Now that we have a grip on the the Gibbs phenomenon, we need to control this form of distortion. Fortunately, we already have all of the tools in place from our prior discussion of window functions.

Using Windows for FIR Filter Design

The root of the Gibbs phenomenon is the sudden truncation of the filter sequence by the rectangular window. We can mitigate this effect by smoothly guiding the filter coefficients to zero using a window function.
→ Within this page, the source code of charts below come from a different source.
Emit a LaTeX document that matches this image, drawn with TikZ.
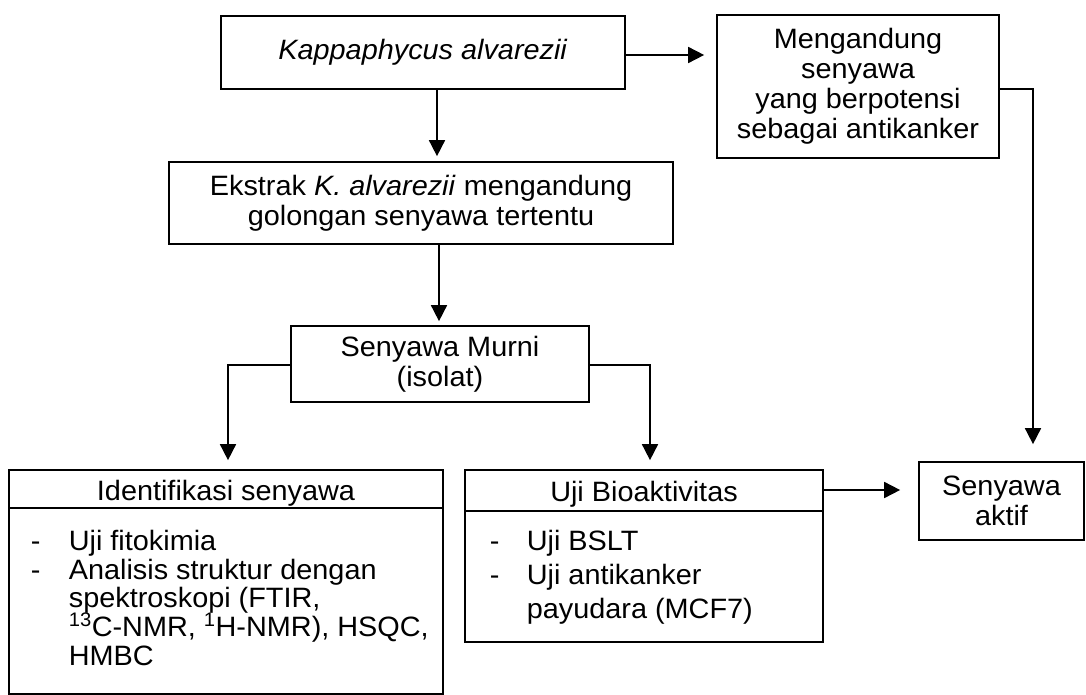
\documentclass[tikz,border=0pt]{standalone}
\usepackage{fontspec}
\setmainfont{Liberation Sans}[FakeStretch=1.03]
\usetikzlibrary{arrows.meta}
\begin{document}
\begin{tikzpicture}[x=1pt,y=-1pt,line width=1.7pt,
  every node/.style={font=\fontsize{28}{30}\selectfont, inner sep=0pt},
  box/.style={draw, rectangle, align=center, anchor=center},
  txt/.style={anchor=base west},
  ctxt/.style={anchor=base},
  arr/.style={-{Triangle[length=16pt,width=16pt]}}]
\useasboundingbox (0,0) rectangle (1086,695);

% boxes
\node[box, minimum width=404pt, minimum height=73pt] (k) at (423,52.5) {\textit{Kappaphycus alvarezii}};
\node[box, minimum width=282pt, minimum height=143pt] (m) at (858,86.5)
  {\fontsize{28}{30.5}\selectfont Mengandung\\senyawa\\yang berpotensi\\sebagai antikanker};
\node[box, minimum width=504pt, minimum height=82pt] (e) at (421,203)
  {\fontsize{28}{30}\selectfont Ekstrak \textit{K. alvarezii} mengandung\\golongan senyawa tertentu};
\node[box, minimum width=298pt, minimum height=76pt] (s) at (440,364) {Senyawa Murni\\(isolat)};
\node[box, minimum width=434pt, minimum height=224pt] (id) at (226,582) {};
\node[box, minimum width=358pt, minimum height=172pt] (bio) at (644,556) {};
\node[box, minimum width=165pt, minimum height=78pt] (ak) at (1001.5,501)
  {\fontsize{28}{30}\selectfont Senyawa\\aktif};

% dividers
\draw (id.west |- 0,508) -- (id.east |- 0,508);
\draw (bio.west |- 0,511) -- (bio.east |- 0,511);

% headers
\node[ctxt] (idh) at (226,500) {Identifikasi senyawa};
\node[ctxt] (bioh) at (644,501) {Uji Bioaktivitas};

% identifikasi list
\node[txt] (idd1) at (30,550) {-};
\node[txt] (idt1) at (68,550) {Uji fitokimia};
\node[txt] (idd2) at (30,579) {-};
\node[txt] (idt2) at (68,579) {Analisis struktur dengan};
\node[txt] (idt3) at (68,607) {spektroskopi (FTIR,};
\node[txt] (idt4) at (68,636) {\textsuperscript{13}C-NMR, \textsuperscript{1}H-NMR), HSQC,};
\node[txt] (idt5) at (68,665) {HMBC};

% bioaktivitas list
\node[txt] (bd1) at (489,550) {-};
\node[txt] (bt1) at (526,550) {Uji BSLT};
\node[txt] (bd2) at (489,584) {-};
\node[txt] (bt2) at (526,584) {Uji antikanker};
\node[txt] (bt3) at (526,618) {payudara (MCF7)};

% connectors
\draw[arr, shorten >=12pt] ([yshift=-2.5pt]k.east) -- ([yshift=-2.5pt]k.east -| m.west);
\draw[arr, shorten >=5pt] ([xshift=14pt]k.south) -- ([xshift=14pt]k.south |- e.north);
\draw[arr, shorten >=4pt] ([xshift=18pt]e.south) -- ([xshift=18pt]e.south |- s.north);
\draw[arr, shorten >=9pt] ([yshift=-1pt]s.west) -| ([xshift=2pt]id.north);
\draw[arr, shorten >=9pt] ([yshift=-1pt]s.east) -| ([xshift=6pt]bio.north);
\draw[arr, shorten >=17pt] ([yshift=-2.5pt]m.east) -| ([xshift=31.5pt]ak.north);
\coordinate (a1) at ([yshift=11pt]ak.west);
\draw[arr, shorten >=18pt] (bio.east |- a1) -- (a1);
\end{tikzpicture}
\end{document}
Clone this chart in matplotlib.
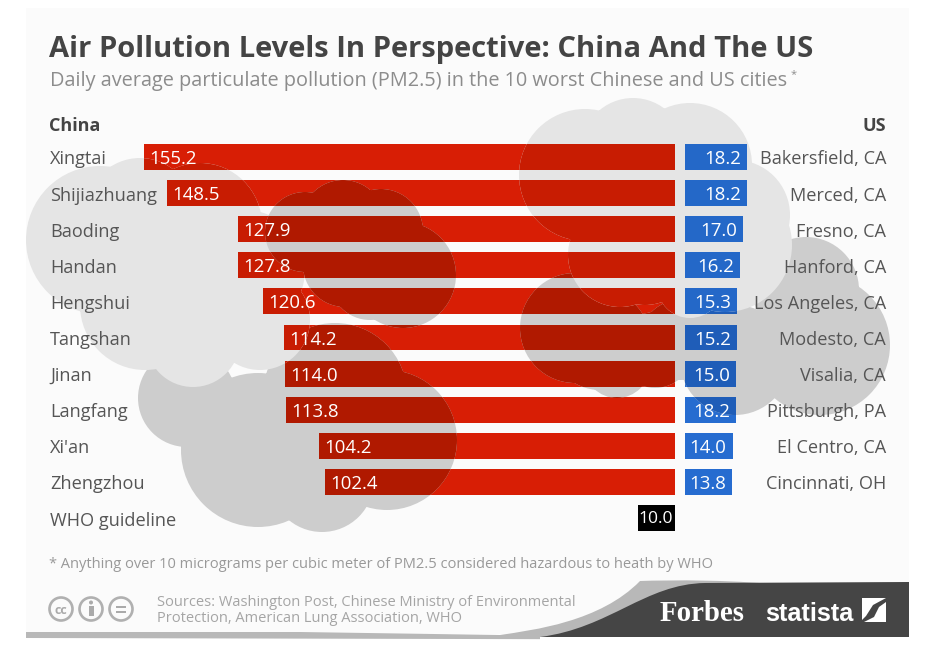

The following figure is the same as before but now we use a Hamming window to terminate the ideal filter sequence.

In [3]:
wc = pi/4

M=20

N = 512 # DFT size
n = arange(-M,M)
win = signal.hamming(len(n))
h = wc/pi * sinc(wc*(n)/pi)*win  # see definition of np.sinc()

w,Hh = signal.freqz(h,1,whole=True, worN=N) # get entire frequency domain
wx = fft.fftfreq(len(w)) # shift to center for plotting

fig,axs = subplots(3,1)
fig.set_size_inches((8,8))
subplots_adjust(hspace=0.3)

ax=axs[0]
ax.stem(n+M,h,basefmt='b-')
ax.set_xlabel("n",fontsize=16)
ax.set_ylabel("amplitude",fontsize=16)

ax=axs[1]
ax.plot(w-pi,abs(fft.fftshift(Hh)))
ax.axis(xmax=pi/2,xmin=-pi/2)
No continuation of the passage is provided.